Highly likely a lot of it is simply older cars without safety features we consider basic these days (like side air bags) being phased out. Very few people driving cars from the 80s or earlier these days.
You can probably thank Ralph Nader for a lot of it, honestly.
Also encompasses the "cash for clunkers" program and period of low interest rates, both of which accelerated the retirement of older cars for newer (and generally, safer) cars
Yet in a lot of countries they don't anymore. Here mostly due to pedestrian and cyclist deaths being counted as motor vehicle deaths due to increasing car size and more km driven per capita.
A lot of improvements in vehicle safety were made between 1990ish and 2005ish. Around 2004-14 period the older cars that teenagers drive would have started being models with airbags and ABS. Neither of these have much impact on fatalities among "average drivers" but young driver's propensity to crash into things at very high speed and propensity to load more people than seat-belts into vehicles plays right into the use cases where these technologies will save the most lives. Cars from the mid '00s on up will also have much stiffer cabins because of a bunch of rollover and side impact rule changes that took effect around then.

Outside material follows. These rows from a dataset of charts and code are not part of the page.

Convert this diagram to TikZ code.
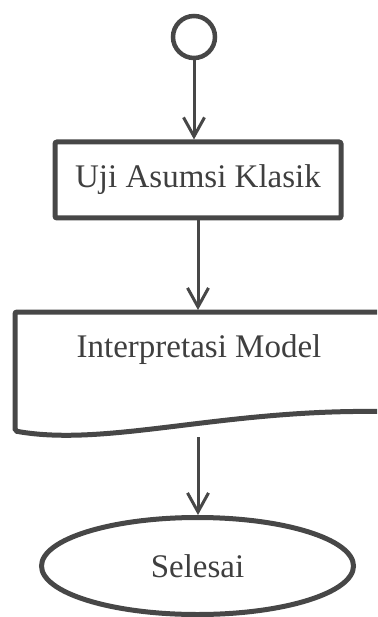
\documentclass[tikz,border=0pt]{standalone}
\usepackage{fontspec}
\setmainfont{Liberation Serif}
\usetikzlibrary{arrows.meta,shapes.geometric}
\definecolor{linegray}{HTML}{474747}
\definecolor{textgray}{HTML}{3F3F3F}
\begin{document}
\begin{tikzpicture}[x=1pt,y=-1pt]
  \tikzset{block/.style = {draw=linegray,line width=5pt,rounded corners=2pt,minimum width=286pt,minimum height=76pt,text=textgray,font=\fontsize{33}{38}\selectfont}}
  \tikzset{startnode/.style = {circle,draw=linegray,line width=4.5pt,minimum size=42pt,inner sep=0pt}}
  \tikzset{endnode/.style = {ellipse,draw=linegray,line width=5pt,minimum width=312pt,minimum height=97pt,inner sep=0pt,text=textgray,font=\fontsize{33}{38}\selectfont}}
  \tikzset{flow/.style = {draw=linegray,line width=3pt,-{Straight Barb[length=19pt,width=21pt]}}}

\useasboundingbox (0,0) rectangle (377,617);
\clip (0,0) rectangle (377,617);

\node[startnode] (start) at (194,37) {};
\node[block] (uji) at (198,180) {Uji Asumsi Klasik};
\node[text=textgray,font=\fontsize{33}{38}\selectfont] (interp) at (199,350) {Interpretasi Model};
\node[endnode] (selesai) at (197.5,566) {Selesai};

% dokumen shape
\draw[draw=linegray,line width=5pt,rounded corners=2pt] (400,312) -- (15,312) -- (15,431)
      [rounded corners=0pt] .. controls (110,448) and (230,406) .. (400,412);
\coordinate (interpbot) at (198,437);

    \path (start.south) edge[flow] (start.south |- uji.north);
    \path (uji.south) edge[flow] (uji.south |- 0,310);
    \path (interpbot) edge[flow] (interpbot |- selesai.north);

\end{tikzpicture}
\end{document}
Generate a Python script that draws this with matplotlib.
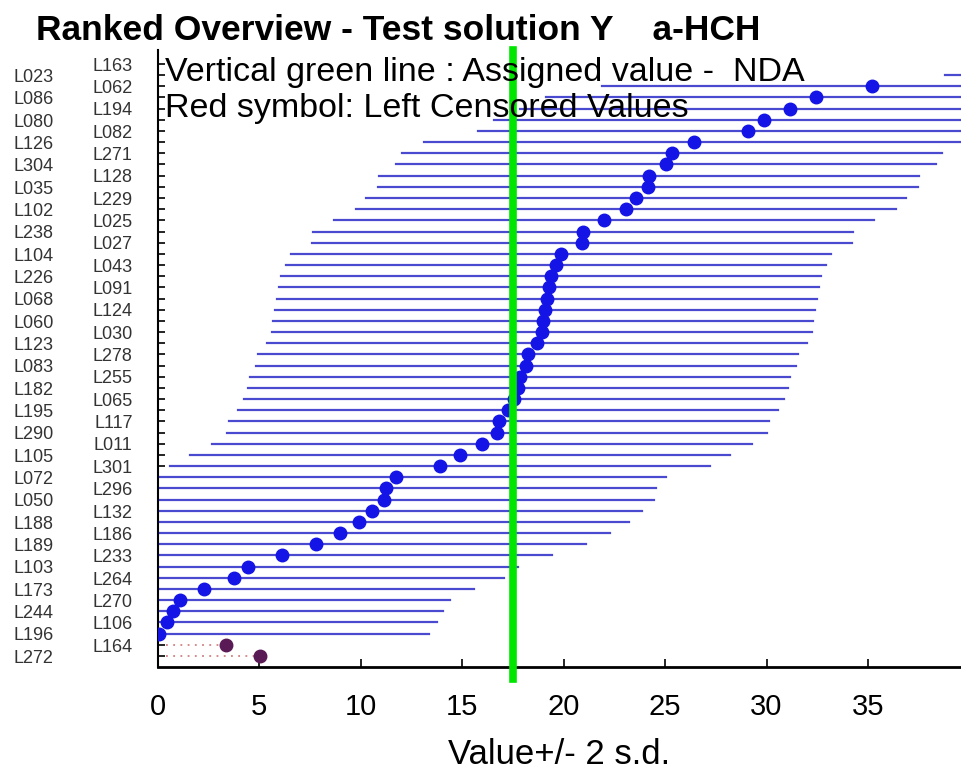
import numpy as np
import matplotlib
matplotlib.use('Agg')
from matplotlib import pyplot as plt

plt.rcParams['font.family'] = ['Liberation Sans', 'DejaVu Sans']

# labs ranked from the bottom row (lowest) to the top row (highest)
labs = ['L272', 'L164', 'L196', 'L106', 'L244', 'L270', 'L173', 'L264', 'L103', 'L233',
        'L189', 'L186', 'L188', 'L132', 'L050', 'L296', 'L072', 'L301', 'L105', 'L011',
        'L290', 'L117', 'L195', 'L065', 'L182', 'L255', 'L083', 'L278', 'L123', 'L030',
        'L060', 'L124', 'L068', 'L091', 'L226', 'L043', 'L104', 'L027', 'L238', 'L025',
        'L102', 'L229', 'L035', 'L128', 'L304', 'L271', 'L126', 'L082', 'L080', 'L194',
        'L086', 'L062', 'L023', 'L163']
values = [5.05, 3.37, 0.05, 0.47, 0.78, 1.1, 2.29, 3.78, 4.44, 6.15,
          7.81, 8.97, 9.94, 10.55, 11.17, 11.24, 11.73, 13.9, 14.9, 15.97,
          16.7, 16.8, 17.28, 17.58, 17.74, 17.84, 18.15, 18.23, 18.7, 18.95,
          18.97, 19.1, 19.2, 19.28, 19.38, 19.62, 19.88, 20.93, 20.98, 22.0,
          23.06, 23.57, 24.15, 24.23, 25.03, 25.33, 26.43, 29.07, 29.89, 31.16,
          32.42, 35.18, 52.1, 55.0]
censored = ['L272', 'L164']
two_sd = 13.3
assigned = 17.5

fig = plt.figure(figsize=(9.61, 7.75), dpi=100)
ax = fig.add_axes([157.5 / 961, 108 / 775, 1 - 157.5 / 961, 617 / 775])

rows = np.arange(len(labs))
for r, lab, v in zip(rows, labs, values):
    if lab in censored:
        ax.plot([0.4, v], [r, r], color='#d08080', lw=1.3, ls=(0, (1, 3)), zorder=2)
        ax.plot(v, r, 'o', color='#5a1a55', ms=9, zorder=3)
    else:
        ax.plot([v - two_sd, v + two_sd], [r, r], color='#4a4ad0', lw=1.6, zorder=2)
        ax.plot(v, r, 'o', color='#1414e6', ms=9, zorder=3)

ax.axvline(assigned, color='#00e600', lw=5.5, zorder=4, clip_on=False, ymin=-0.02)

ax.set_xlim(0, (961 - 157.5) / 20.3)
ax.set_ylim(-0.985, 54.25)

ax.set_xticks([0, 5, 10, 15, 20, 25, 30, 35])
ax.tick_params(axis='x', direction='in', length=6, width=1.2, labelsize=21, pad=19)
ax.set_yticks(rows)
ax.set_yticklabels([])
ax.tick_params(axis='y', direction='in', length=5, width=1.2)
ax.spines['top'].set_visible(False)
ax.spines['right'].set_visible(False)
ax.spines['bottom'].set_linewidth(2)
ax.spines['left'].set_linewidth(1.5)

# two columns of lab codes, alternating rows
ytrans = ax.get_yaxis_transform()
for r, lab in zip(rows, labs):
    xpos = -104 / 803.5 if r % 2 == 0 else -25 / 803.5
    ax.text(xpos, r - 0.2, lab, transform=ytrans, ha='right', va='center',
            fontsize=13, color='#333333')

ax.set_xlabel('Value+/- 2 s.d.', fontsize=25, labelpad=12)

ax.text(0.0095, 52.2, 'Vertical green line : Assigned value -  NDA', transform=ytrans,
        fontsize=24.5, va='center', zorder=5)
ax.text(0.0095, 49.0, 'Red symbol: Left Censored Values', transform=ytrans,
        fontsize=24.5, va='center', zorder=5)

fig.text(36 / 961, 1 - 30 / 775, 'Ranked Overview - Test solution Y    a-HCH',
         fontsize=25.5, fontweight='bold', va='center')

fig.savefig('out.png', dpi=100)
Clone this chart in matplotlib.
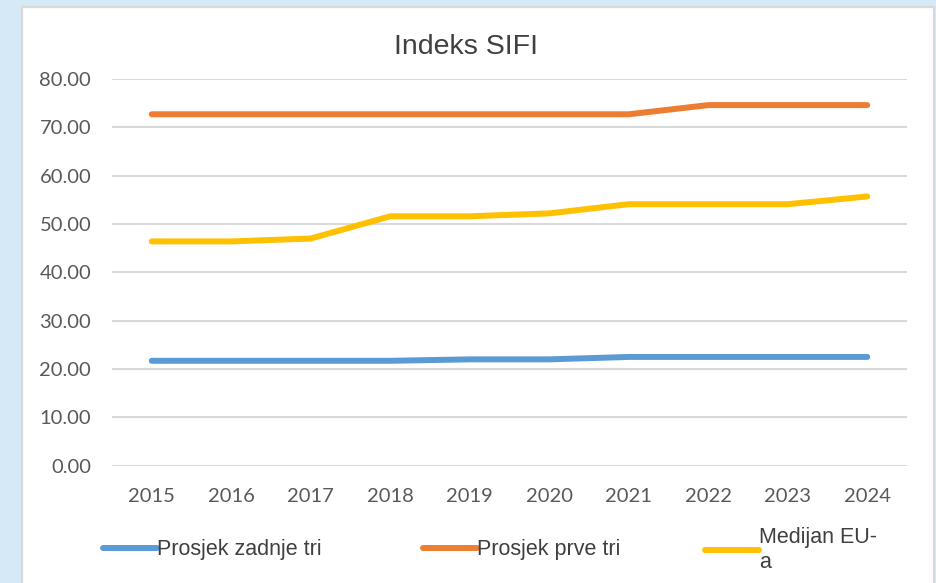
import matplotlib
matplotlib.use("Agg")
import matplotlib.pyplot as plt
from matplotlib.patches import Rectangle

years = ["2015", "2016", "2017", "2018", "2019", "2020", "2021", "2022", "2023", "2024"]
prosjek_zadnje_tri = [21.7, 21.7, 21.7, 21.7, 22.0, 22.0, 22.5, 22.5, 22.5, 22.5]
prosjek_prve_tri = [72.7, 72.7, 72.7, 72.7, 72.7, 72.7, 72.7, 74.6, 74.6, 74.6]
medijan_eu = [46.4, 46.4, 47.0, 51.6, 51.6, 52.2, 54.1, 54.1, 54.1, 55.7]
labels = ["Prosjek zadnje tri", "Prosjek prve tri", "Medijan EU-\na"]
yticks = [0, 10, 20, 30, 40, 50, 60, 70, 80]

W, H = 937, 583
fig = plt.figure(figsize=(W / 100, H / 100), dpi=100)
fig.patch.set_facecolor("#D6E9F6")

# white chart panel
panel = Rectangle((22 / W, -0.05), (934 - 22) / W, 1.05 - 7 / H,
                  transform=fig.transFigure, facecolor="white",
                  edgecolor="#D9D9D9", linewidth=1.6, zorder=-1)
fig.patches.append(panel)

ax = fig.add_axes([112 / W, 1 - 465.7 / H, (907 - 112) / W, (465.7 - 79) / H])
ax.set_facecolor("none")
ax.set_zorder(2)

x = list(range(len(years)))
colors = ["#5B9BD5", "#ED7D31", "#FFC000"]
series = [prosjek_zadnje_tri, prosjek_prve_tri, medijan_eu]
handles = []
for s, c in zip(series, colors):
    ln, = ax.plot(x, s, color=c, linewidth=4.3, solid_capstyle="round",
                  solid_joinstyle="round", zorder=3)
    handles.append(ln)

ax.set_xlim(-0.5, len(years) - 0.5)
ax.set_ylim(0, 80)
ax.set_yticks(yticks)
ax.set_yticklabels([f"{v:.2f}" for v in yticks])
ax.set_xticks(x)
ax.set_xticklabels(years)
ax.grid(axis="y", color="#D9D9D9", linewidth=1.5)
ax.set_axisbelow(True)
for sp in ax.spines.values():
    sp.set_visible(False)
ax.tick_params(axis="both", length=0, colors="#595959", labelsize=14.5)
ax.tick_params(axis="y", pad=15)
ax.tick_params(axis="x", pad=16)
for t in ax.get_xticklabels() + ax.get_yticklabels():
    t.set_family(["Lato", "DejaVu Sans"])

fig.text(466 / W, 1 - 47 / H, "Indeks SIFI", ha="center", va="center",
         fontsize=20.5, color="#404040", family=["Liberation Sans", "DejaVu Sans"])

# legend entries
leg_x = [103, 423, 705]
for h, lab, lx in zip(handles, labels, leg_x):
    lg = fig.legend([h], [lab], loc="center left",
                    bbox_to_anchor=(lx / W, 1 - 550 / H),
                    frameon=False, handlelength=2.5, handletextpad=0.0,
                    borderaxespad=0, borderpad=0,
                    prop={"family": ["Liberation Sans", "DejaVu Sans"], "size": 15.5})
    for t in lg.get_texts():
        t.set_color("#404040")

fig.savefig("out.png", dpi=100, facecolor=fig.get_facecolor())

Rate of fatal car accidents in US is about twice as that in Germany and Germans have autobahn with no speed limits drinking beer and then driving is part of their culture.
Car were safer and safer, ABS and stuff helped, Also the whole world started doing crash tests to help protect the drivers and passengers.
Note that the trend continued past 2014 in Europe (stabilizing now). Two differences:
- Less SUVs/light truck on the road in Europe (it's changing)
- crash tests in Europe test small cars against SUVs, SUVs against trucks... All different combinations. If your utility vehicle / SUV doesn't perform well on those crash tests, you can't sell it (hence no F-150).
You can probably thank Ralph Nader for a lot of it, honestly.